You mentioned that you had a bad robot in 2014. Bad robots happen. But you need a procedure where you can't blame each other for it. When you design the robot, you need to be all together. You need a process to pick the design of the robot that relies on fact and testing, not on one or two people (student run?) telling the rest what to do. Then you all hold hands and jump off the bridge together, hoping for the best.

If something fails badly, you discuss and agree and fix as much as you can.
You don't give up. And never mention that that other concept would've been better. You fix what you have. Mostly. Not many ways you can completely redesign after bag day.

You're all concerned about screen shots and privacy, but I believe being up-front, honest and in the open is way more helpful to your team. There is nothing I've ever said on my team that if someone 'screenshotted' it I'd be embarrassed about or have to back-pedal on. If you're all talking about each other behind backs, not GP.
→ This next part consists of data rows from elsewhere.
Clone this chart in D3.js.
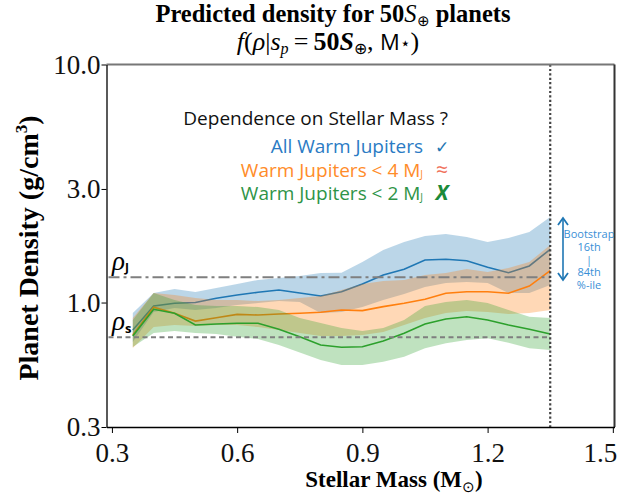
<!DOCTYPE html>
<html><head><meta charset="utf-8">
<script src="https://cdn.jsdelivr.net/npm/d3@7"></script>
<style>body{margin:0;background:#fff}svg{display:block}</style>
</head><body>
<svg id="chart" width="618" height="495"></svg>
<script>
const mass = [0.35,0.40,0.45,0.50,0.55,0.60,0.65,0.70,0.75,0.80,0.85,0.90,0.95,1.00,1.05,1.10,1.15,1.20,1.25,1.30,1.35];

const allMed = [0.767,0.967,0.993,1.000,1.042,1.076,1.104,1.129,1.097,1.065,1.110,1.196,1.305,1.379,1.509,1.519,1.499,1.406,1.334,1.424,1.674];
const allHi  = [0.904,1.097,1.140,1.107,1.151,1.196,1.244,1.268,1.292,1.331,1.334,1.480,1.662,1.796,1.904,1.941,1.885,1.796,1.867,1.979,2.288];
const allLo  = [0.683,0.912,0.949,0.930,0.949,0.976,0.995,1.015,1.005,0.904,0.912,0.958,1.025,1.086,1.162,1.208,1.220,1.208,1.097,1.097,1.185];

const lt4Med = [0.730,0.955,0.901,0.836,0.863,0.892,0.886,0.895,0.901,0.910,0.930,0.925,0.961,0.993,1.032,1.094,1.110,1.110,1.094,1.173,1.361];
const lt4Hi  = [0.861,1.097,1.076,1.045,1.025,1.025,1.015,1.025,1.045,1.065,1.129,1.196,1.232,1.244,1.305,1.331,1.383,1.344,1.397,1.480,1.745];
const lt4Lo  = [0.644,0.789,0.805,0.797,0.805,0.805,0.789,0.767,0.745,0.724,0.724,0.730,0.752,0.805,0.861,0.904,0.921,0.912,0.895,0.904,0.930];

const lt2Med = [0.724,0.937,0.901,0.805,0.812,0.818,0.818,0.772,0.719,0.663,0.649,0.652,0.690,0.743,0.812,0.853,0.872,0.845,0.805,0.772,0.738];
const lt2Hi  = [0.845,1.097,1.025,0.976,0.967,0.967,0.958,0.930,0.861,0.820,0.782,0.760,0.782,0.845,0.967,1.005,1.025,0.995,0.930,0.872,0.861];
const lt2Lo  = [0.650,0.745,0.760,0.745,0.738,0.719,0.703,0.663,0.616,0.574,0.547,0.547,0.564,0.592,0.642,0.674,0.696,0.708,0.678,0.642,0.632];

const rhoJ = 1.276, rhoS = 0.715, massLimit = 1.35;
const xTicks = [0.3,0.6,0.9,1.2,1.5];
const yTicks = [0.3,1.0,3.0,10.0];

const colors = {all:"#1f77b4", lt4:"#ff7f0e", lt2:"#2ca02c"};
const series = [
  {key:"all", med:allMed, hi:allHi, lo:allLo},
  {key:"lt4", med:lt4Med, hi:lt4Hi, lo:lt4Lo},
  {key:"lt2", med:lt2Med, hi:lt2Hi, lo:lt2Lo}
];

const svg = d3.select("#chart");
const L=106.5, R=614.5, T=64.5, B=427;
const x = d3.scaleLinear().domain([0.287,1.504]).range([L,R]);
const y = d3.scaleLog().domain([0.3,10]).range([B,T]);
const serif = "'Liberation Serif','Times New Roman',serif";
const sans = "'Open Sans','Noto Sans',sans-serif";

// bands and lines
series.forEach(s=>{
  const rows = mass.map((m,i)=>({m, lo:s.lo[i], hi:s.hi[i], med:s.med[i]}));
  svg.append("path").datum(rows)
    .attr("d", d3.area().x(d=>x(d.m)).y0(d=>y(d.lo)).y1(d=>y(d.hi)))
    .attr("fill", colors[s.key]).attr("fill-opacity",0.3);
  svg.append("path").datum(rows)
    .attr("d", d3.line().x(d=>x(d.m)).y(d=>y(d.med)))
    .attr("fill","none").attr("stroke",colors[s.key]).attr("stroke-width",1.6);
});

// reference lines
svg.append("line").attr("x1",L+2).attr("x2",x(massLimit)).attr("y1",y(rhoJ)).attr("y2",y(rhoJ))
  .attr("stroke","#7f7f7f").attr("stroke-width",2).attr("stroke-dasharray","11,4,3,4");
svg.append("line").attr("x1",L+2).attr("x2",x(massLimit)).attr("y1",y(rhoS)).attr("y2",y(rhoS))
  .attr("stroke","#7f7f7f").attr("stroke-width",2).attr("stroke-dasharray","5,3.5");
svg.append("line").attr("x1",x(massLimit)).attr("x2",x(massLimit)).attr("y1",T).attr("y2",B)
  .attr("stroke","#444").attr("stroke-width",2.2).attr("stroke-dasharray","2.2,2.2");

// rho labels
const rj = svg.append("text").attr("x",112).attr("y",270).attr("font-family",serif).attr("font-size",27).attr("font-style","italic");
rj.append("tspan").text("ρ");
rj.append("tspan").attr("font-family",sans).attr("font-style","normal").attr("font-weight","bold").attr("font-size",12).attr("dy",2).text("J");
const rs = svg.append("text").attr("x",112).attr("y",330).attr("font-family",serif).attr("font-size",27).attr("font-style","italic");
rs.append("tspan").text("ρ");
rs.append("tspan").attr("font-family",sans).attr("font-style","normal").attr("font-weight","bold").attr("font-size",13).attr("dy",3).text("s");

// frame
svg.append("line").attr("x1",L).attr("x2",R).attr("y1",T).attr("y2",T).attr("stroke","#777").attr("stroke-width",2);
svg.append("line").attr("x1",R).attr("x2",R).attr("y1",T).attr("y2",B).attr("stroke","#333").attr("stroke-width",2);

// axes
const xAxis = svg.append("g").attr("transform",`translate(0,${B})`)
  .call(d3.axisBottom(x).tickValues(xTicks).tickFormat(d3.format(".1f")).tickSize(6).tickSizeOuter(0));
const yAxis = svg.append("g").attr("transform",`translate(${L},0)`)
  .call(d3.axisLeft(y).tickValues(yTicks).tickFormat(d3.format(".1f")).tickSize(5).tickSizeOuter(0));
[xAxis,yAxis].forEach(g=>{
  g.select(".domain").attr("stroke","#000").attr("stroke-width",1.3);
  g.selectAll(".tick line").attr("stroke","#000").attr("stroke-width",1);
  g.selectAll(".tick text").attr("font-family",serif).attr("font-size",27).attr("fill","#111");
});
xAxis.selectAll(".tick text").attr("dy",0).attr("y",35);
xAxis.selectAll(".tick text").filter(d=>d===1.5).attr("text-anchor","end").attr("x",4);
yAxis.selectAll(".tick text").attr("x",-6).attr("dy","0.33em");

// titles
const t1 = svg.append("text").attr("x",333).attr("y",22).attr("text-anchor","middle")
  .attr("font-family",serif).attr("font-size",24.5).attr("font-weight","bold");
t1.append("tspan").text("Predicted density for 50");
t1.append("tspan").attr("font-style","italic").attr("font-weight","normal").text("S");
t1.append("tspan").attr("font-size",15).attr("font-weight","normal").attr("dy",4).text("⊕");
t1.append("tspan").attr("dy",-4).text(" planets");

const t2 = svg.append("text").attr("x",328).attr("y",50).attr("text-anchor","middle")
  .attr("font-family",serif).attr("font-size",26);
t2.append("tspan").attr("font-style","italic").text("f");
t2.append("tspan").text("(");
t2.append("tspan").attr("font-style","italic").text("ρ");
t2.append("tspan").text("|");
t2.append("tspan").attr("font-style","italic").text("s");
t2.append("tspan").attr("font-style","italic").attr("font-size",16).attr("dy",4).text("p");
t2.append("tspan").attr("dy",-4).text("\u2009=\u2009");
t2.append("tspan").attr("font-weight","bold").text("50");
t2.append("tspan").attr("font-style","italic").attr("font-weight","bold").text("S");
t2.append("tspan").attr("font-size",16).attr("dy",4).text("⊕");
t2.append("tspan").attr("dy",-4).text(", ");
t2.append("tspan").attr("font-family",sans).attr("font-size",22).text("M");
t2.append("tspan").attr("font-family","'DejaVu Sans',sans-serif").attr("font-size",17).attr("dy",-1).text("⋆");
t2.append("tspan").attr("dy",1).text(")");

// axis labels
const xl = svg.append("text").attr("x",394).attr("y",487).attr("text-anchor","middle")
  .attr("font-family",serif).attr("font-size",23).attr("font-weight","bold");
xl.append("tspan").text("Stellar Mass (M");
xl.append("tspan").attr("font-size",15).attr("font-weight","normal").attr("dy",5).text("⊙");
xl.append("tspan").attr("dy",-5).text(")");

const yl = svg.append("text").attr("transform","translate(38,248) rotate(-90)").attr("text-anchor","middle")
  .attr("font-family",serif).attr("font-size",28).attr("font-weight","bold");
yl.append("tspan").text("Planet Density (g/cm");
yl.append("tspan").attr("font-size",17).attr("dy",-11).text("3");
yl.append("tspan").attr("dy",11).text(")");

// legend text
const legX = 423;
svg.append("text").attr("x",448).attr("y",125).attr("text-anchor","end")
  .attr("font-family",sans).attr("font-size",19).attr("fill","#111").text("Dependence on Stellar Mass ?");
const legRows = [
  {key:"all", label:"All Warm Jupiters", sub:"", mark:"✓", markColor:"#1f77b4", y:153, tcol:"#2b7bc4"},
  {key:"lt4", label:"Warm Jupiters < 4 M", sub:"J", mark:"≈", markColor:"#f0705a", y:177, tcol:"#ff8c2a"},
  {key:"lt2", label:"Warm Jupiters < 2 M", sub:"J", mark:"X", markColor:"#1b8a3a", y:200, tcol:"#2e9447"}
];
legRows.forEach(r=>{
  const t = svg.append("text").attr("x",legX).attr("y",r.y).attr("text-anchor","end")
    .attr("font-family",sans).attr("font-size",19).attr("fill",r.tcol);
  t.append("tspan").text(r.label);
  if(r.sub) t.append("tspan").attr("font-size",10).attr("dy",1).text(r.sub);
  const m = svg.append("text").attr("x",442).attr("y",r.y).attr("text-anchor","middle")
    .attr("fill",r.markColor).text(r.mark);
  if(r.mark==="✓") m.attr("font-family","'DejaVu Sans',sans-serif").attr("font-size",17);
  else if(r.mark==="≈") m.attr("font-family",sans).attr("font-size",21);
  else m.attr("font-family",sans).attr("font-size",21).attr("font-weight","bold").attr("font-style","italic");
});

// bootstrap annotation
const ax = 563, ay1 = 218, ay2 = 280, ac = "#1f77b4";
svg.append("line").attr("x1",ax).attr("x2",ax).attr("y1",ay1).attr("y2",ay2).attr("stroke",ac).attr("stroke-width",1.6);
svg.append("path").attr("d",`M${ax-5},${ay1+7}L${ax},${ay1}L${ax+5},${ay1+7}`).attr("fill","none").attr("stroke",ac).attr("stroke-width",1.8);
svg.append("path").attr("d",`M${ax-5},${ay2-7}L${ax},${ay2}L${ax+5},${ay2-7}`).attr("fill","none").attr("stroke",ac).attr("stroke-width",1.8);
const annLines = ["Bootstrap","16th","|","84th","%-ile"];
const annY = [238,251,264,276,289];
annLines.forEach((s,i)=>{
  svg.append("text").attr("x",589).attr("y",annY[i]).attr("text-anchor","middle")
    .attr("font-family",sans).attr("font-size",11).attr("fill","#3a8fd6").text(s);
});
</script>
</body></html>
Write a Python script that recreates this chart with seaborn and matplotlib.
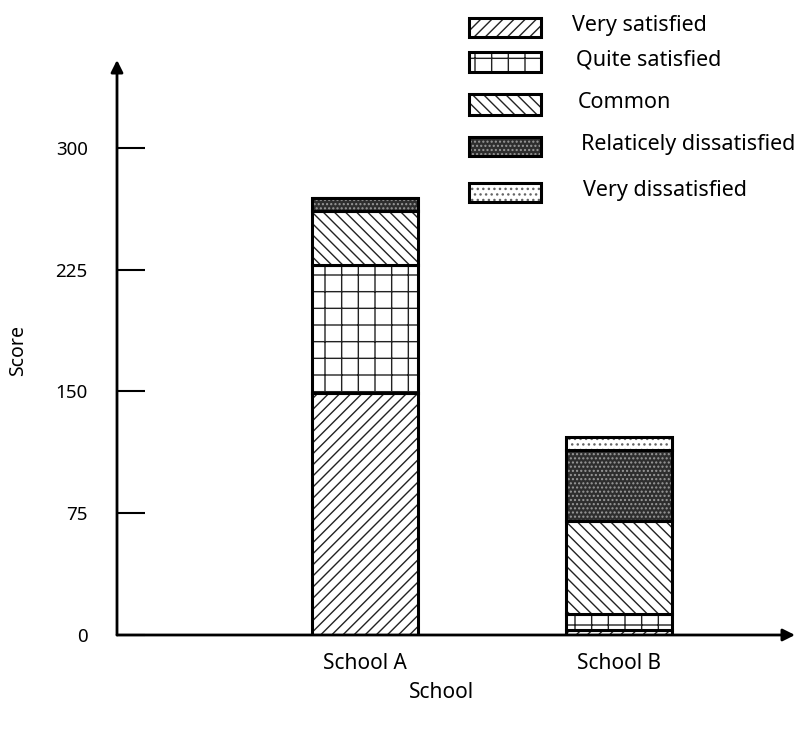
import numpy as np
import matplotlib
matplotlib.use("Agg")
import matplotlib.pyplot as plt
from matplotlib.patches import Rectangle
import seaborn as sns

# ---- data ----
schools = ["School A", "School B"]
categories = ["Very satisfied", "Quite satisfied", "Common",
              "Relaticely dissatisfied", "Very dissatisfied"]
very_satisfied = [149, 3]
quite_satisfied = [79, 10]
common = [33, 57]
relatively_dissatisfied = [8, 44]
very_dissatisfied = [0, 8]
yticks = [0, 75, 150, 225, 300]

series = [very_satisfied, quite_satisfied, common,
          relatively_dissatisfied, very_dissatisfied]

# fill colour, hatch, hatch colour
styles = [
    ("white", "///", "#222222"),
    ("white", "+", "#222222"),
    ("white", "\\\\\\", "#222222"),
    ("#2e2e2e", "....", "#9a9a9a"),
    ("white", "...", "#666666"),
]

sns.set_theme(style="white")
plt.rcParams["font.family"] = ["Noto Sans", "DejaVu Sans"]
plt.rcParams["hatch.linewidth"] = 1.0

W, H = 806, 729
fig = plt.figure(figsize=(W / 100, H / 100), dpi=100)
ax = fig.add_axes([117 / W, 1 - 635 / H, (795 - 117) / W, (635 - 60) / H])

bw = 0.417
bottom = np.zeros(len(schools))
for vals, (fc, hatch, hc) in zip(series, styles):
    sns.barplot(x=schools, y=vals, bottom=bottom, width=bw, color=fc,
                saturation=1, hatch=hatch, edgecolor=hc, linewidth=0,
                errorbar=None, ax=ax)
    sns.barplot(x=schools, y=vals, bottom=bottom, width=bw, color="black",
                fill=False, linewidth=2.2, errorbar=None, ax=ax)
    bottom = bottom + np.array(vals)

ax.set_xlim(-0.976, 1.693)
ax.set_ylim(0, 354)
for s in ax.spines.values():
    s.set_visible(False)

ax.set_yticks(yticks)
ax.set_yticklabels([str(v) for v in yticks])
ax.tick_params(axis="y", direction="in", length=20, width=1.5, pad=21,
               labelsize=13.5, colors="black", left=True)
ax.tick_params(axis="x", length=0, pad=13, labelsize=15, colors="black")

# arrow axes
ax.annotate("", xy=(0, 1), xytext=(0, 0), xycoords="axes fraction",
            arrowprops=dict(arrowstyle="-|>", lw=2, color="black",
                            mutation_scale=18, shrinkA=0, shrinkB=0))
ax.annotate("", xy=(1, 0), xytext=(0, 0), xycoords="axes fraction",
            arrowprops=dict(arrowstyle="-|>", lw=2, color="black",
                            mutation_scale=18, shrinkA=0, shrinkB=0))

ax.set_xlabel("School", fontsize=15, color="black")
ax.set_ylabel("Score", fontsize=14, color="black")
ax.xaxis.set_label_coords((442 - 117) / 678, -(692 - 635) / 575)
ax.xaxis.label.set_va("center")
ax.yaxis.set_label_coords((18 - 117) / 678, (635 - 350) / 575)
ax.yaxis.label.set_va("center")
ax.yaxis.label.set_ha("center")

# manual legend (figure pixel coordinates)
leg_boxes = [(18, 37), (52, 72), (94, 115), (137, 156), (183, 202)]
leg_text_x = [572, 576, 578, 581, 583]
for (y0, y1), tx, lab, (fc, hatch, hc) in zip(leg_boxes, leg_text_x,
                                              categories, styles):
    r = Rectangle((469 / W, 1 - y1 / H), (541 - 469) / W, (y1 - y0) / H,
                  transform=fig.transFigure, facecolor=fc, hatch=hatch,
                  edgecolor=hc, linewidth=0)
    fig.add_artist(r)
    r2 = Rectangle((469 / W, 1 - y1 / H), (541 - 469) / W, (y1 - y0) / H,
                   transform=fig.transFigure, facecolor="none",
                   edgecolor="black", linewidth=2.2)
    fig.add_artist(r2)
    fig.text(tx / W, 1 - ((y0 + y1) / 2 - 2) / H, lab, ha="left",
             va="center", fontsize=15.5, color="black")

fig.savefig("out.png", dpi=100)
So there's no value in blaming, private criticism, turf wars and decision dictators. You need to leave those things. If you have some unhappy people on the team--mentors or students--then they need to find out what they want out of the experience and work to make everyone get more of what they want. I think 'taking a year off' will kill any team, I don't recommend it.

As for officer selection, I don't think younger kids really need a say in this as they don't have the history in front of them...you're not having a popularity contest. Leaders rise, you don't have to pick them. Usually its pretty obvious who the leaders need to be.

We're not building robots here, we're building people. That's the focus. I don't care if your 'bot wins. I'm here to turn you onto STEM people. I want to turn you into successful people. I want to enjoy my time as a mentor and I want my fellow mentors to also.

You're at the first step--you care.

Last edited by hrench : 22-04-2016 at 14:36.